Who would oppose that? Well, as my colleague Wen Fa noted yesterday, those who stand to lose their monopoly – the teachers’ unions and administrators of failing public schools. But those groups can’t fight school choice programs in court on the ground that they are bad for business. They need a constitutional argument that can actually win. That’s where the Establishment Clause of the First Amendment comes in. Several taxpayers challenged the Cleveland program on the ground that it impermissibly “establishes” religion because some of the taxpayers’ money that went to fund the scholarships ultimately ended up paying tuition at religious schools. In Zelman v. Simmons-Harris, a 5-4 majority of the Supreme Court rejected that argument, concluding that the program was constitutional because it awarded money to parents and students (and not the schools themselves). The Court rightly declared the program to be one of “true private choice.”

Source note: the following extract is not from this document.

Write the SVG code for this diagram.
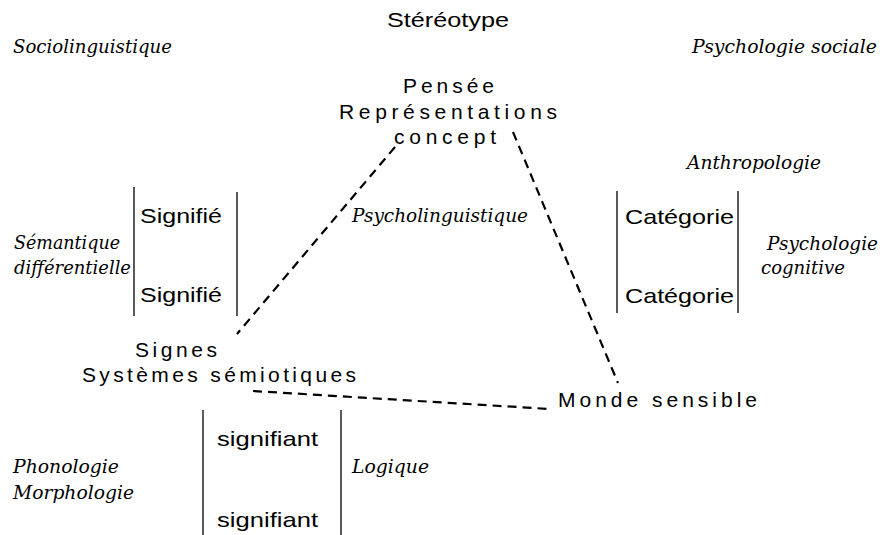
<svg xmlns="http://www.w3.org/2000/svg" width="880" height="535" viewBox="0 0 880 535">
<style>
.s{font-family:"Liberation Sans",Arial,sans-serif;font-size:21px;fill:#000}
.i{font-family:"DejaVu Serif","Liberation Serif",serif;font-style:italic;font-size:19px;fill:#000}
.b{stroke:#000;stroke-width:1.3;fill:none}
.d{stroke:#000;stroke-width:2.2;stroke-dasharray:9 6;fill:none}
</style>
<rect width="880" height="535" fill="#fff"/>
<g id="labels">
<text class="s" x="387" y="27" textLength="122" lengthAdjust="spacingAndGlyphs">Stéréotype</text>
<text class="i" x="13" y="53" textLength="159" lengthAdjust="spacingAndGlyphs">Sociolinguistique</text>
<text class="i" x="692" y="53" textLength="185" lengthAdjust="spacingAndGlyphs">Psychologie sociale</text>
<text class="i" x="687" y="169" textLength="134" lengthAdjust="spacingAndGlyphs">Anthropologie</text>
<text class="i" x="352" y="222" textLength="176" lengthAdjust="spacingAndGlyphs">Psycholinguistique</text>
<text class="i" x="14" y="249" textLength="106" lengthAdjust="spacingAndGlyphs">Sémantique</text>
<text class="i" x="14" y="274" textLength="117" lengthAdjust="spacingAndGlyphs">différentielle</text>
<text class="i" x="767" y="250" textLength="111" lengthAdjust="spacingAndGlyphs">Psychologie</text>
<text class="i" x="761" y="274" textLength="84" lengthAdjust="spacingAndGlyphs">cognitive</text>
<text class="i" x="13" y="473" textLength="106" lengthAdjust="spacingAndGlyphs">Phonologie</text>
<text class="i" x="13" y="499" textLength="121" lengthAdjust="spacingAndGlyphs">Morphologie</text>
<text class="i" x="352" y="473" textLength="77" lengthAdjust="spacingAndGlyphs">Logique</text>
</g>
<g id="connectors">
<line class="d" x1="395" y1="147" x2="237" y2="334"/>
<line class="d" x1="513" y1="132" x2="618" y2="383"/>
<line class="d" x1="253" y1="391" x2="550" y2="409"/>
</g>
<g id="pensee">
<text class="s" x="403" y="93" textLength="91" lengthAdjust="spacing">Pensée</text>
<text class="s" x="339" y="119" textLength="218" lengthAdjust="spacing">Représentations</text>
<text class="s" x="394" y="144" textLength="102" lengthAdjust="spacing">concept</text>
</g>
<g id="signes">
<text class="s" x="135" y="357" textLength="82" lengthAdjust="spacing">Signes</text>
<text class="s" x="82" y="382" textLength="274" lengthAdjust="spacing">Systèmes sémiotiques</text>
</g>
<g id="monde">
<text class="s" x="558" y="407" textLength="199" lengthAdjust="spacing">Monde sensible</text>
</g>
<g id="signifie">
<line class="b" x1="134" y1="187" x2="134" y2="316"/>
<line class="b" x1="237" y1="192" x2="237" y2="316"/>
<text class="s" x="140" y="223" textLength="82" lengthAdjust="spacingAndGlyphs">Signifié</text>
<text class="s" x="140" y="302" textLength="82" lengthAdjust="spacingAndGlyphs">Signifié</text>
</g>
<g id="categorie">
<line class="b" x1="617" y1="191" x2="617" y2="313"/>
<line class="b" x1="738" y1="191" x2="738" y2="313"/>
<text class="s" x="625" y="224" textLength="109" lengthAdjust="spacingAndGlyphs">Catégorie</text>
<text class="s" x="625" y="303" textLength="109" lengthAdjust="spacingAndGlyphs">Catégorie</text>
</g>
<g id="signifiant">
<line class="b" x1="203" y1="410" x2="203" y2="535"/>
<line class="b" x1="341" y1="410" x2="341" y2="535"/>
<text class="s" x="217" y="446" textLength="101" lengthAdjust="spacingAndGlyphs">signifiant</text>
<text class="s" x="217" y="527" textLength="101" lengthAdjust="spacingAndGlyphs">signifiant</text>
</g>
</svg>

The victory in Zelman means that, if structured in the correct way, state-funded scholarship programs meant to expand educational choice do not violate the United States Constitution. But opponents of school choice have not surrendered. Instead, they turned to an infamous provision included in many state constitutions. So-called “Blaine Amendments,” named for late nineteenth-century statesman, politician, and three-time Republican presidential candidate James G. Blaine, prohibit government aid to “sectarian” or “religious” institutions. While he was Speaker of the House, Blaine unsuccessfully tried to get the amendment added to the United States Constitution. But state-level action was more successful. Aided by anti-Catholic sentiment, Blaine Amendments were added to the constitutions of 38 states. Today, as the recent decision of the Colorado Supreme Court shows, they are one of the most significant roadblocks to the advancement of school choice.

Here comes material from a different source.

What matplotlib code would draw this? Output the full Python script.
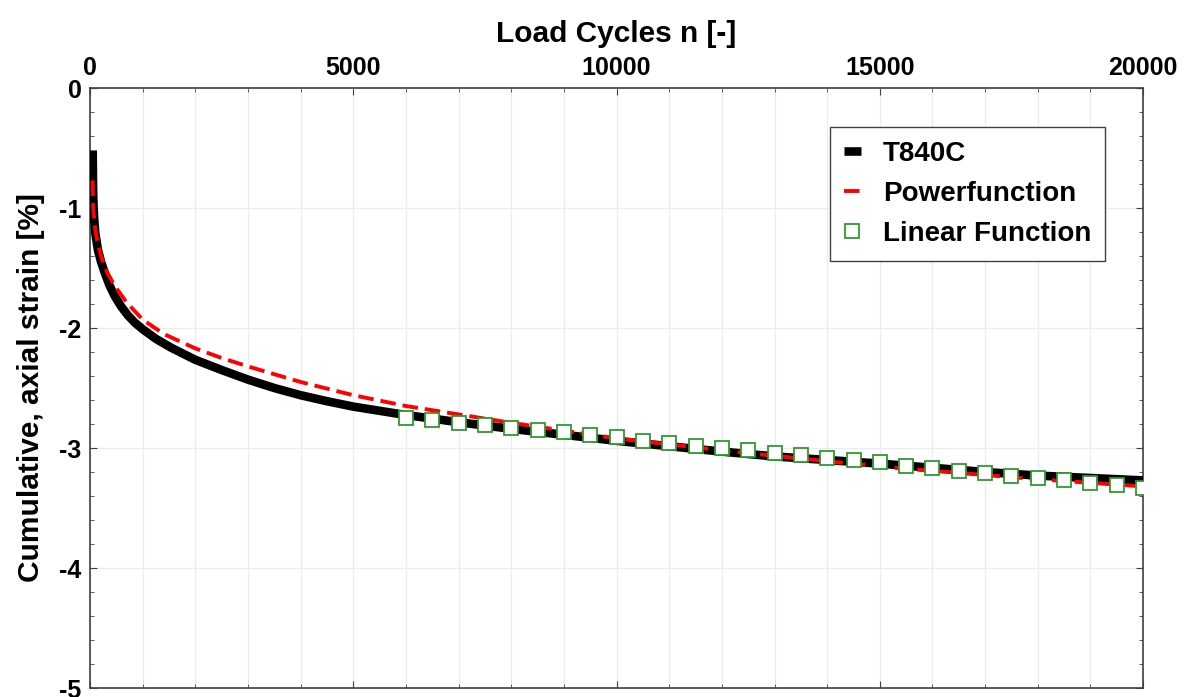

Because the Blaine Amendments are enshrined in state constitutions, they can only be invalidated if they conflict with federal constitutional guarantees. But as my colleague noted last month, the Amendments’ explicit discrimination against religious institutions as a class raises a significant constitutional question under the Equal Protection Clause. And even if that challenge is ultimately not successful, state courts should not read Blaine Amendments to prohibit “private choice” programs like the one in Zelman, which only incidentally benefit religious schools. Unlike those who supported the Blaine Amendments’ passage, state legislators that support school choice today are not doing so for religious reasons. They support school choice because, like PLF, they believe that every child deserves a chance to succeed.
As Justice Thomas said in response to the Establishment Clause arguments in Zelman, “[t]here would be a tragic irony in converting the Fourteenth Amendment’s guarantee of individual liberty into a prohibition on the exercise of educational choice.” Likewise, the Blaine Amendments’ prohibitions on religious subsidies should not be used to deprive children of better opportunities.